0
votes

I am currently making a POC script for a news site webscraper. I am new to scraping but have basic familiarity with css tags and xpaths after completing an API usage course on Datacamp. I went to the Bloomberg Europe homepage (I know they have an API, I just wanted a larger news website to test the code on) armed with SelectorGadget and Google Chrome's "select an element in the page to inspect it" functions, copied what I thought were the relevant CSS tags and/or xpaths, and promptly received an empty list when I fed any of them to rvest::html_nodes().

The code I was using is here:

  library(rvest)

url <- "https://www.bloomberg.com/europe"

webpage <- read_html(url) 


xpath_id='//*[contains(concat( " ", @class, " " ), concat( " ", "story-package-module__story__headline-link", " " ))]'
titles_html_xpath <- html_nodes(webpage, xpath = xpath_id)
# xpath returns empty list, try css


titles_html_selectorgadget <- html_nodes(webpage, css =".story-package-module__story__headline")
# also empty, try alternative class tag

titles_html_selectorgadget2 <- html_nodes(webpage, css =".story-package-module__story mod-story")
# still empty!

Any advice as to what the correct tag is (to get article titles in this case) and more importantly how I should go about working out which CSS tag I need in future cases, especially when there are so many css classes layered on top of each other and the tag recommended by SelectorGadget is incorrect?

1

1 Answers

2
votes

Your problem is not in which selectors you are using. The problem is that when you are sending the http request to www.bloomberg.com, it detects that you are not using a standard web browser, and it blocks you because it doesn't want to be scraped. Look:

    library(rvest)
    url <- "https://www.bloomberg.com/europe"
    webpage <- read_html(url)
    html_text(webpage)

    # [1] "Bloomberg - Are you a robot?\n     ... <truncated>

So the html that you are getting from rvest is not the same as the html you are seeing in the developer panel in Chrome.

There may be some workarounds to this involving changing your user agent string in httr, or using RSelenium to scrape the page, or even just starting a firefox browser headlessly in RSelenium and copying its cookies over to httr. Probably easier to use the API, or try parsing the headlines from the news sitemap:

    node_set <-  read_xml("https://www.bloomberg.com/feeds/bbiz/sitemap_news.xml")
    print(head(xml_text(xml_nodes(node_set, xpath = "//news:title"))))
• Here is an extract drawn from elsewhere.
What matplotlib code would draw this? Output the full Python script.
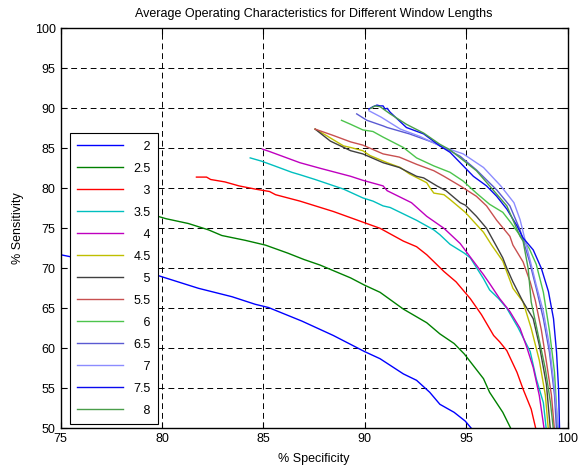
import matplotlib
matplotlib.use('Agg')
import matplotlib.pyplot as plt

plt.rcParams['font.family'] = ['Liberation Sans', 'DejaVu Sans']

window_lengths = [2, 2.5, 3, 3.5, 4, 4.5, 5, 5.5, 6, 6.5, 7, 7.5, 8]

spec_2 = [74.5, 75.0, 77.5, 79.8, 81.8, 83.45, 84.6, 85.25, 86.9, 88.45, 89.98, 90.75, 91.9, 92.55, 93.2, 93.7, 94.4, 94.95, 95.35]
sens_2 = [72.0, 71.7, 70.4, 69.1, 67.5, 66.45, 65.5, 65.1, 63.4, 61.6, 59.6, 58.7, 56.8, 56.0, 54.5, 53.0, 52.0, 50.9, 49.7]

spec_25 = [77.0, 79.8, 80.2, 81.3, 82.3, 82.95, 84.1, 85.1, 86.2, 87.0, 87.8, 89.3, 89.98, 90.75, 91.9, 93.05, 93.7, 94.4, 94.9, 95.85, 96.15, 96.8, 97.25]
sens_25 = [78.0, 76.5, 76.2, 75.6, 74.8, 74.1, 73.5, 72.9, 71.9, 71.1, 70.4, 68.8, 67.9, 67.0, 64.9, 63.2, 61.8, 60.6, 59.3, 56.2, 54.5, 52.0, 49.7]

spec_3 = [81.7, 82.2, 82.4, 83.1, 83.8, 84.6, 85.3, 85.6, 86.8, 88.45, 89.98, 90.75, 91.9, 92.55, 93.05, 93.9, 94.5, 94.9, 95.2, 95.75, 96.35, 96.65, 97.0, 97.5, 97.8, 98.2, 98.45]
sens_3 = [81.4, 81.4, 81.1, 80.8, 80.3, 79.9, 79.6, 79.2, 78.4, 77.1, 75.7, 75.0, 73.4, 72.7, 71.7, 69.6, 68.3, 67.1, 66.2, 64.2, 61.6, 60.8, 59.7, 57.0, 54.9, 52.4, 49.7]

spec_35 = [84.35, 84.9, 85.55, 86.4, 86.8, 87.55, 88.95, 89.9, 90.4, 90.9, 91.25, 92.55, 93.4, 93.7, 94.2, 94.9, 95.2, 95.85, 96.15, 96.6, 97.0, 97.55, 98.15, 98.45, 98.8, 98.95]
sens_35 = [83.8, 83.4, 82.8, 82.0, 81.7, 81.1, 79.9, 78.8, 78.4, 77.8, 77.6, 76.0, 74.8, 74.2, 73.0, 71.9, 71.3, 68.7, 67.3, 66.2, 65.0, 62.6, 59.6, 56.2, 53.2, 49.7]

spec_4 = [84.95, 85.3, 86.8, 87.8, 89.3, 89.9, 90.9, 91.1, 92.3, 93.05, 93.9, 94.7, 95.2, 95.85, 96.15, 96.65, 97.15, 97.65, 98.0, 98.3, 98.6, 98.85]
sens_4 = [84.9, 84.6, 83.2, 82.5, 81.5, 81.0, 80.3, 79.7, 78.2, 76.5, 75.0, 73.1, 71.4, 69.2, 68.1, 66.2, 64.6, 62.5, 60.0, 57.6, 54.1, 49.7]

spec_45 = [87.55, 88.1, 88.95, 89.3, 89.9, 90.25, 91.1, 91.75, 92.2, 93.05, 93.2, 93.4, 93.9, 94.2, 94.95, 95.85, 96.25, 96.8, 97.3, 97.8, 98.2, 98.6, 98.9, 99.05]
sens_45 = [87.4, 86.6, 85.3, 85.1, 84.7, 84.1, 83.2, 82.6, 81.8, 80.7, 80.1, 79.4, 79.2, 78.6, 77.0, 74.5, 72.9, 70.9, 67.5, 65.8, 62.5, 58.5, 54.1, 49.7]

spec_5 = [87.55, 88.3, 89.3, 89.9, 90.9, 91.7, 92.55, 92.9, 93.55, 94.0, 94.7, 94.95, 95.5, 96.0, 96.5, 96.8, 97.0, 97.3, 97.8, 98.3, 98.6, 98.95, 99.15]
sens_5 = [87.4, 85.9, 84.7, 84.3, 83.2, 82.6, 81.5, 81.3, 80.3, 79.7, 78.2, 77.9, 76.5, 75.0, 72.7, 71.3, 70.0, 68.3, 65.8, 63.7, 60.4, 55.5, 49.7]

spec_55 = [87.55, 88.45, 89.3, 89.9, 90.9, 91.7, 92.55, 93.4, 93.9, 94.7, 95.5, 96.0, 96.5, 97.15, 97.3, 97.8, 98.15, 98.4, 98.7, 98.95, 99.2, 99.35]
sens_55 = [87.4, 86.6, 85.8, 85.4, 84.3, 83.9, 83.0, 82.2, 81.5, 80.3, 79.0, 77.8, 76.0, 74.0, 72.9, 70.8, 68.3, 66.0, 62.3, 58.3, 54.1, 49.7]

spec_6 = [88.85, 89.3, 89.9, 90.4, 90.9, 91.9, 92.55, 93.4, 94.2, 94.85, 95.5, 96.15, 96.8, 97.2, 97.65, 98.1, 98.45, 98.8, 99.1, 99.35, 99.45, 99.5]
sens_6 = [88.5, 88.0, 87.3, 87.1, 86.4, 85.1, 83.8, 82.8, 82.0, 80.9, 79.4, 78.0, 77.0, 75.7, 74.1, 72.5, 70.5, 67.0, 62.2, 57.0, 52.5, 49.7]

spec_65 = [89.6, 90.1, 90.9, 91.1, 92.2, 93.4, 93.9, 94.7, 95.5, 96.5, 97.15, 97.65, 98.1, 98.45, 98.8, 99.1, 99.35, 99.45]
sens_65 = [89.3, 88.5, 87.8, 87.6, 86.8, 85.7, 85.1, 84.0, 82.3, 79.8, 77.8, 74.8, 71.0, 67.5, 63.7, 59.5, 54.1, 49.7]

spec_7 = [90.2, 90.8, 91.75, 92.7, 93.7, 94.85, 95.85, 96.7, 97.35, 97.65, 98.45, 98.8, 99.1, 99.35, 99.55]
sens_7 = [89.7, 88.9, 87.4, 86.5, 85.3, 84.3, 82.6, 80.3, 78.2, 76.1, 67.9, 64.6, 60.3, 54.9, 49.7]

spec_75 = [90.2, 90.4, 90.6, 90.75, 90.9, 91.0, 91.1, 91.25, 92.05, 92.9, 93.7, 94.2, 94.7, 95.35, 96.0, 96.5, 97.0, 97.5, 97.8, 98.3, 98.7, 99.05, 99.3, 99.45, 99.55, 99.6]
sens_75 = [89.9, 90.2, 90.4, 90.3, 90.3, 89.9, 90.0, 89.5, 87.6, 86.8, 85.3, 84.5, 83.2, 81.5, 80.3, 79.0, 77.4, 75.3, 73.8, 72.3, 70.0, 67.1, 63.7, 59.5, 54.9, 49.7]

spec_8 = [90.3, 90.5, 90.75, 91.25, 92.05, 92.9, 93.7, 94.2, 95.0, 95.5, 96.15, 97.0, 97.65, 97.8, 98.05, 98.2, 98.55, 98.9, 99.15, 99.3]
sens_8 = [90.0, 90.3, 90.2, 89.3, 88.0, 86.9, 85.5, 84.8, 83.2, 82.2, 80.3, 77.8, 74.0, 73.4, 70.0, 65.8, 61.6, 57.4, 53.2, 49.7]

specificity = [spec_2, spec_25, spec_3, spec_35, spec_4, spec_45, spec_5, spec_55, spec_6, spec_65, spec_7, spec_75, spec_8]
sensitivity = [sens_2, sens_25, sens_3, sens_35, sens_4, sens_45, sens_5, sens_55, sens_6, sens_65, sens_7, sens_75, sens_8]

cores = ['#0000ff', '#008000', '#ff0000', '#00bfbf', '#bf00bf', '#bfbf00', '#404040',
         '#c85050', '#4cc44c', '#5a5ad2', '#8c8cff', '#0a0aee', '#4a9e4a']

fig = plt.figure(figsize=(5.79, 4.70), dpi=100)
ax = fig.add_axes([0.1045, 0.0887, 0.876, 0.8511])

for w, xs, ys, c in zip(window_lengths, specificity, sensitivity, cores):
    # rotulos alinhados a direita como no original
    rotulo = f'{w:g}' if w % 1 else '\u2007\u2008' + f'{w:g}'
    ax.plot(xs, ys, color=c, lw=1.0, label=rotulo)

ax.set_xlim(75, 100)
ax.set_ylim(50, 100)
ax.set_xticks(range(75, 101, 5))
ax.set_yticks(range(50, 101, 5))
ax.grid(True, color='black', linestyle=(0, (6, 4)), linewidth=0.7)
ax.tick_params(direction='in', top=True, right=True, length=4, labelsize=9)
for s in ax.spines.values():
    s.set_linewidth(1.0)

ax.set_xlabel('% Specificity', fontsize=9, labelpad=5.5)
ax.set_ylabel('% Sensitivity', fontsize=9, labelpad=7.5)
ax.set_title('Average Operating Characteristics for Different Window Lengths', fontsize=9, pad=8)

leg = ax.legend(loc='lower left', bbox_to_anchor=(0.018, 0.01), borderaxespad=0, fontsize=9,
                fancybox=False, framealpha=1, edgecolor='black', labelspacing=0.8,
                handlelength=3.7, borderpad=0.6, handletextpad=0.8)
leg.get_frame().set_linewidth(0.8)

fig.savefig('out.png', dpi=100)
    # [1] "Partners In Health Co-Founder Dr. Paul Farmer on U.S. Healthcare"                      
    # [2] "Partners In Health Co-Founder Dr. Paul Farmer on private, public intersection of funds"
    # [3] "Canada's Trudeau on Losing the Majority in Parliament"                                 
    # [4] "Icehotel Back In Business"                                                             
    # [5] "Can Nostalgia Revive Star Wars?"     

However, for the purposes you describe, it would be better to just pick a different news site on which to practice. The BBC News site should be fine:

    library(rvest)
    url <- "https://www.bbc.co.uk/news"
    webpage <- read_html(url)
    headline_nodes <- html_nodes(webpage, "h3")
    headlines <- html_text(headline_nodes)
    print(head(headlines))

    # [1] "Washing machine danger revealed as recall launched"
    # [2] "Washing machine danger revealed as recall launched"
    # [3] "Black cab rapist 'might never cease to be risk'"   
    # [4] "Brexit bill to rule out extension"                 
    # [5] "'I was getting beaten up while I was asleep'"      
    # [6] "Trump pens irate impeachment letter to Pelosi" 

A good tip here is that if you run into problems parsing html, you should ensure that you are actually getting the html you think you are. Lots of pages are dynamically loaded through Javascript and this can cause chunks of the page you see in the browser to be missing. Or, as in this case, you may be given an unexpected page by the server. You can check whether you have the right page by doing

    library(httr)
    writeClipboard(content(GET(url), "text"))

and inspecting the html you are actually getting by pasting this into your favourite text editor.